De pronto el mundo parecía un lugar prometedor, afable. Vislumbré el futuro y era un lugar donde quería estar.
Me di cuenta de que Grace seguía esperando una respuesta. La atraje hacia mí hasta que nos quedamos nariz contra nariz bajo la aurora boreal.
—¿Me lo estás pidiendo? —pregunté.
—Solo quiero dejar las cosas claras.
Pero estaba sonriente: esbozaba una sonrisa pequeña pero sincera porque me había leído el pensamiento.
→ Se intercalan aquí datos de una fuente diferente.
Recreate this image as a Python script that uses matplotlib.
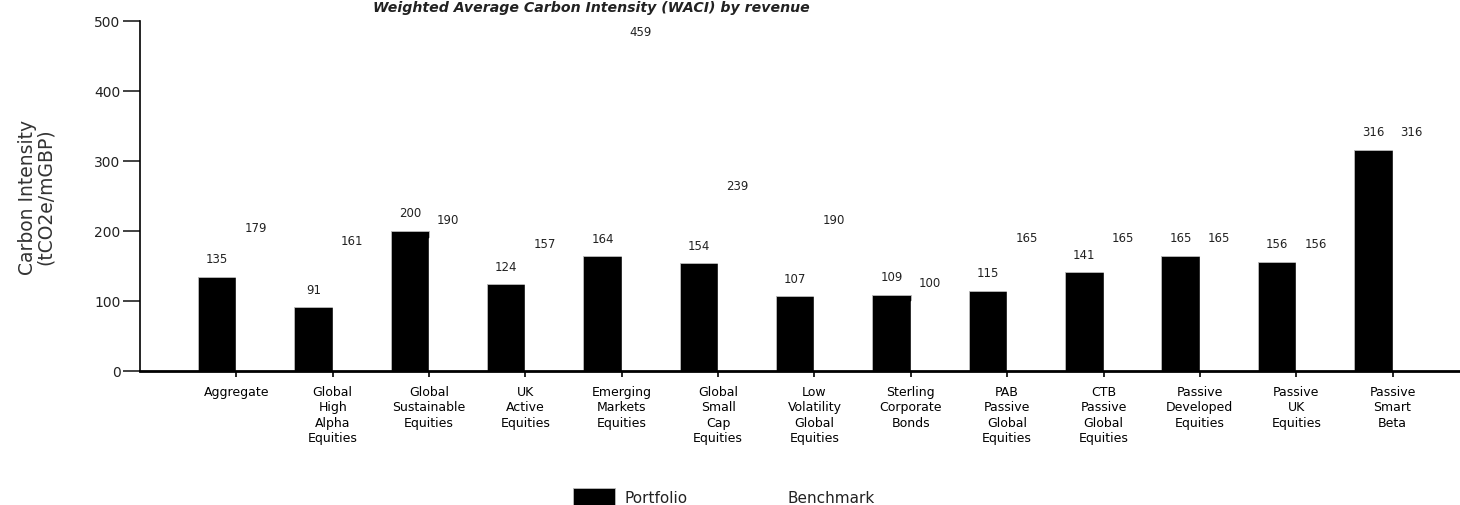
import numpy as np
import matplotlib.pyplot as plt

#   WACI chart - portfolio vs benchmark

categories = ["Aggregate", "Global\nHigh\nAlpha\nEquities", "Global\nSustainable\nEquities",
              "UK\nActive\nEquities", "Emerging\nMarkets\nEquities", "Global\nSmall\nCap\nEquities",
              "Low\nVolatility\nGlobal\nEquities", "Sterling\nCorporate\nBonds",
              "PAB\nPassive\nGlobal\nEquities", "CTB\nPassive\nGlobal\nEquities",
              "Passive\nDeveloped\nEquities", "Passive\nUK\nEquities", "Passive\nSmart\nBeta"]
portfolio = [135, 91, 200, 124, 164, 154, 107, 109, 115, 141, 165, 156, 316]
benchmark = [179, 161, 190, 157, 459, 239, 190, 100, 165, 165, 165, 156, 316]

plt.rcParams['font.family'] = ['DejaVu Sans']
plt.rcParams['text.color'] = '#222222'

fig = plt.figure(figsize=(14.6, 5.06), dpi=100)
ax = fig.add_axes([140 / 1460, 1 - 372 / 506, 1320 / 1460, 350 / 506])

x = np.arange(len(categories))
w = 0.4
b1 = ax.bar(x - w / 2, portfolio, w, color='black', edgecolor='#bbbbbb', linewidth=0.6, label='Portfolio')
b2 = ax.bar(x + w / 2, benchmark, w, color='white', edgecolor='white', label='Benchmark')

for i in range(len(x)):
	ax.annotate(str(portfolio[i]), (x[i] - w / 2, portfolio[i]), xytext=(0, 13), textcoords='offset points',
	            ha='center', va='center', fontsize=8.5)
	ax.annotate(str(benchmark[i]), (x[i] + w / 2, benchmark[i]), xytext=(0, 13), textcoords='offset points',
	            ha='center', va='center', fontsize=8.5)

ax.set_xlim(-1, 12.7)
ax.set_ylim(0, 500)
ax.set_yticks([0, 100, 200, 300, 400, 500])
ax.set_xticks(x)
ax.set_xticklabels(categories, fontsize=9, linespacing=1.25)
ax.tick_params(axis='y', length=12, width=1.2, labelsize=10, pad=2, colors='#222222')
ax.tick_params(axis='x', length=4, width=1.2, pad=6)
for s in ['top', 'right']:
	ax.spines[s].set_visible(False)
ax.spines['left'].set_linewidth(1.2)
ax.spines['bottom'].set_linewidth(2)
ax.set_ylabel("Carbon Intensity\n(tCO2e/mGBP)", fontsize=13.5, linespacing=0.95, labelpad=28, color='#333333')

#   title is right at the top edge, as in the original
fig.text(0.405, 1 - 12 / 506, "Weighted Average Carbon Intensity (WACI) by revenue", ha='center', va='baseline',
         fontsize=10.2, fontweight='bold', fontstyle='italic')

fig.legend(handles=[b1, b2], loc='lower center', bbox_to_anchor=(0.496, -0.03), ncol=2, frameon=False,
           fontsize=11, handlelength=2.7, handleheight=1.5, handletextpad=0.65, columnspacing=3.2)

fig.savefig("out.png", dpi=100)
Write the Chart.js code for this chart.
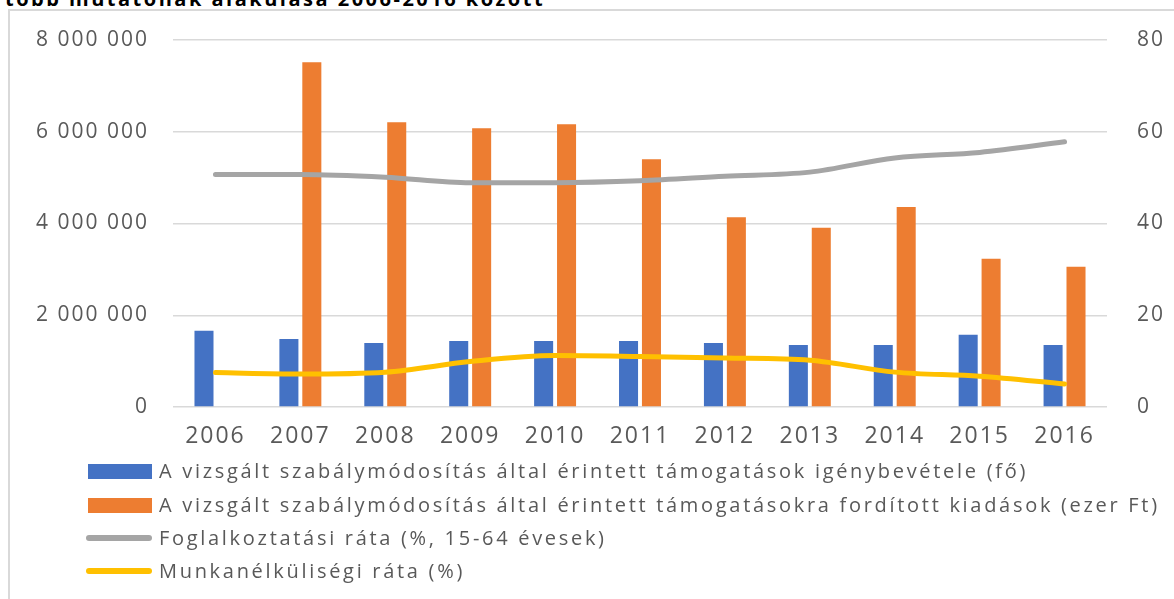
<!DOCTYPE html>
<html>
<head>
<meta charset="utf-8">
<script src="https://cdn.jsdelivr.net/npm/chart.js@4"></script>
<style>
  html, body { margin: 0; padding: 0; background: #fff; width: 1174px; height: 599px; overflow: hidden; }
  #wrap { position: relative; width: 1174px; height: 599px; }
  #title { position: absolute; left: 5px; top: -11px; font: bold 20px "Open Sans", sans-serif; line-height: 20px; letter-spacing: 2.5px; color: #000; white-space: nowrap; }
  #frame { position: absolute; left: 8px; top: 9px; width: 1180px; height: 600px; border-left: 2px solid #d9d9d9; border-top: 2px solid #d9d9d9; }
  canvas { position: absolute; left: 0; top: 0; }
  #legend { position: absolute; left: 0; top: 0; }
  .item { position: absolute; left: 86px; height: 30px; white-space: nowrap; }
  .sw { position: absolute; }
  .lab { position: absolute; left: 73px; top: 0; font: 20px "Open Sans", sans-serif; color: #595959; letter-spacing: 2.7px; line-height: 30px; }
</style>
</head>
<body>
<div id="wrap">
  <div id="title">több mutatónak alakulása 2006-2016 között</div>
  <div id="frame"></div>
  <canvas id="c" width="1174" height="599"></canvas>
  <div id="legend"></div>
</div>
<script>
const years = ['2006','2007','2008','2009','2010','2011','2012','2013','2014','2015','2016'];
const benefitUsers = [1663000, 1482000, 1395000, 1439000, 1439000, 1439000, 1395000, 1352000, 1352000, 1577000, 1352000];
const expenditures = [null, 7514000, 6206000, 6075000, 6162000, 5399000, 4135000, 3909000, 4360000, 3233000, 3058000];
const employmentRate = [50.7, 50.7, 50.1, 48.9, 48.9, 49.3, 50.3, 51.2, 54.3, 55.5, 57.8];
const unemploymentRate = [7.5, 7.2, 7.6, 9.9, 11.2, 11.0, 10.7, 10.2, 7.6, 6.7, 5.0];

const seriesLabels = [
  'A vizsgált szabálymódosítás által érintett támogatások igénybevétele (fő)',
  'A vizsgált szabálymódosítás által érintett támogatásokra fordított kiadások (ezer Ft)',
  'Foglalkoztatási ráta (%, 15-64 évesek)',
  'Munkanélküliségi ráta (%)'
];
const leftTicks = [0, 2000000, 4000000, 6000000, 8000000];
const rightTicks = [0, 20, 40, 60, 80];

const COLORS = ['#4472C4', '#ED7D31', '#A5A5A5', '#FFC000'];

function fmtSpace(v) {
  return String(v).replace(/\B(?=(\d{3})+(?!\d))/g, ' ');
}

const spacingPlugin = {
  id: 'spacing',
  beforeDraw(chart) { chart.ctx.letterSpacing = '2px'; },
  afterDraw(chart) { chart.ctx.letterSpacing = '0px'; }
};

const chart = new Chart(document.getElementById('c'), {
  type: 'bar',
  data: {
    labels: years,
    datasets: [
      { type: 'line', label: seriesLabels[2], data: employmentRate, yAxisID: 'yR', borderColor: COLORS[2], backgroundColor: COLORS[2], borderWidth: 5, pointRadius: 0, cubicInterpolationMode: 'monotone', borderCapStyle: 'round', borderJoinStyle: 'round', order: 0 },
      { type: 'line', label: seriesLabels[3], data: unemploymentRate, yAxisID: 'yR', borderColor: COLORS[3], backgroundColor: COLORS[3], borderWidth: 5, pointRadius: 0, cubicInterpolationMode: 'monotone', borderCapStyle: 'round', borderJoinStyle: 'round', order: 0 },
      { label: seriesLabels[0], data: benefitUsers, yAxisID: 'yL', backgroundColor: COLORS[0], categoryPercentage: 0.54, barPercentage: 0.83, order: 1 },
      { label: seriesLabels[1], data: expenditures, yAxisID: 'yL', backgroundColor: COLORS[1], categoryPercentage: 0.54, barPercentage: 0.83, order: 1 }
    ]
  },
  options: {
    responsive: false,
    animation: false,
    devicePixelRatio: 1,
    layout: { padding: { top: 40, left: 0, right: 0, bottom: 0 } },
    plugins: { legend: { display: false }, tooltip: { enabled: false }, title: { display: false } },
    scales: {
      x: {
        grid: { display: false, drawTicks: false },
        border: { display: false },
        ticks: { color: '#595959', font: { family: 'Open Sans', size: 23 }, padding: 16, maxRotation: 0 },
        afterFit(s) { s.height = 192; }
      },
      yL: {
        position: 'left',
        min: 0, max: 8000000,
        afterBuildTicks(s) { s.ticks = leftTicks.map(v => ({ value: v })); },
        grid: { color: '#d9d9d9', lineWidth: 1.5, drawTicks: false },
        border: { display: false },
        ticks: { color: '#595959', font: { family: 'Open Sans', size: 21 }, padding: 24, callback: v => fmtSpace(v) },
        afterFit(s) { s.width = 173; }
      },
      yR: {
        position: 'right',
        min: 0, max: 80,
        afterBuildTicks(s) { s.ticks = rightTicks.map(v => ({ value: v })); },
        grid: { display: true, drawOnChartArea: false, drawTicks: true, tickLength: 27, tickColor: 'rgba(0,0,0,0)' },
        border: { display: false },
        ticks: { color: '#595959', font: { family: 'Open Sans', size: 21 }, padding: 3 },
        afterFit(s) { s.width = 67; }
      }
    }
  },
  plugins: [spacingPlugin]
});

// HTML legend built from the chart's datasets
const legend = document.getElementById('legend');
const rowCenters = [471, 505, 538, 571];
const legendOrder = [2, 3, 0, 1];
legendOrder.forEach((dsIdx, i) => {
  const ds = chart.data.datasets[dsIdx];
  const item = document.createElement('div');
  item.className = 'item';
  item.style.top = (rowCenters[i] - 15) + 'px';
  const sw = document.createElement('div');
  sw.className = 'sw';
  if (ds.type === 'line') {
    sw.style.cssText = 'left:0;top:12px;width:66px;height:6px;border-radius:3px;background:' + ds.borderColor;
  } else {
    sw.style.cssText = 'left:2px;top:8px;width:64px;height:15px;background:' + ds.backgroundColor;
  }
  const lab = document.createElement('div');
  lab.className = 'lab';
  lab.textContent = ds.label;
  item.appendChild(sw);
  item.appendChild(lab);
  legend.appendChild(item);
});
</script>
</body>
</html>
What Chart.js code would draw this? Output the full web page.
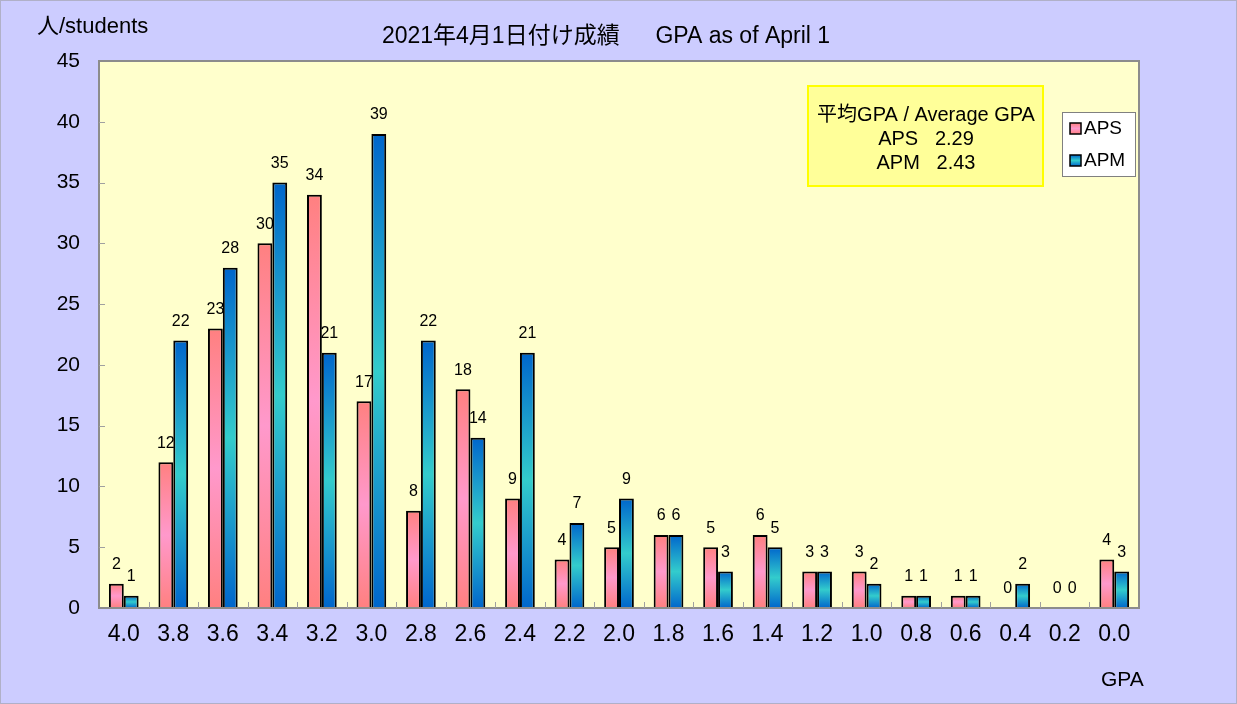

En su sien, unos cabellos sueltos se mecían con la brisa; me dio la sensación de que debían de hacerle cosquillas, pero ella ni pestañeó.
—Es por no vivir en pecado, más que nada —explicó.
Y entonces, pese a que el futuro era un lugar peligroso, me eché a reír porque la quería y ella me quería a mí, y el mundo era maravilloso y estaba inundado de luz rosa.
Me besó suavemente.
—Di que sí —me pidió temblando ligeramente.
—Sí —contesté—. Hay trato.
Me pareció algo físico, algo que podía sujetar con las manos.
—¿Lo dices en serio? No lo digas si no lo piensas de verdad.
—Lo digo muy en serio —afirmé, con voz menos grave de lo que pretendía.
—Vale —dijo Grace; de pronto, parecía contenta y segura de mis sentimientos. Soltó un pequeño suspiro y recolocó nuestras manos para que los dedos quedasen entrelazados—. Ya puedes llevarme a casa.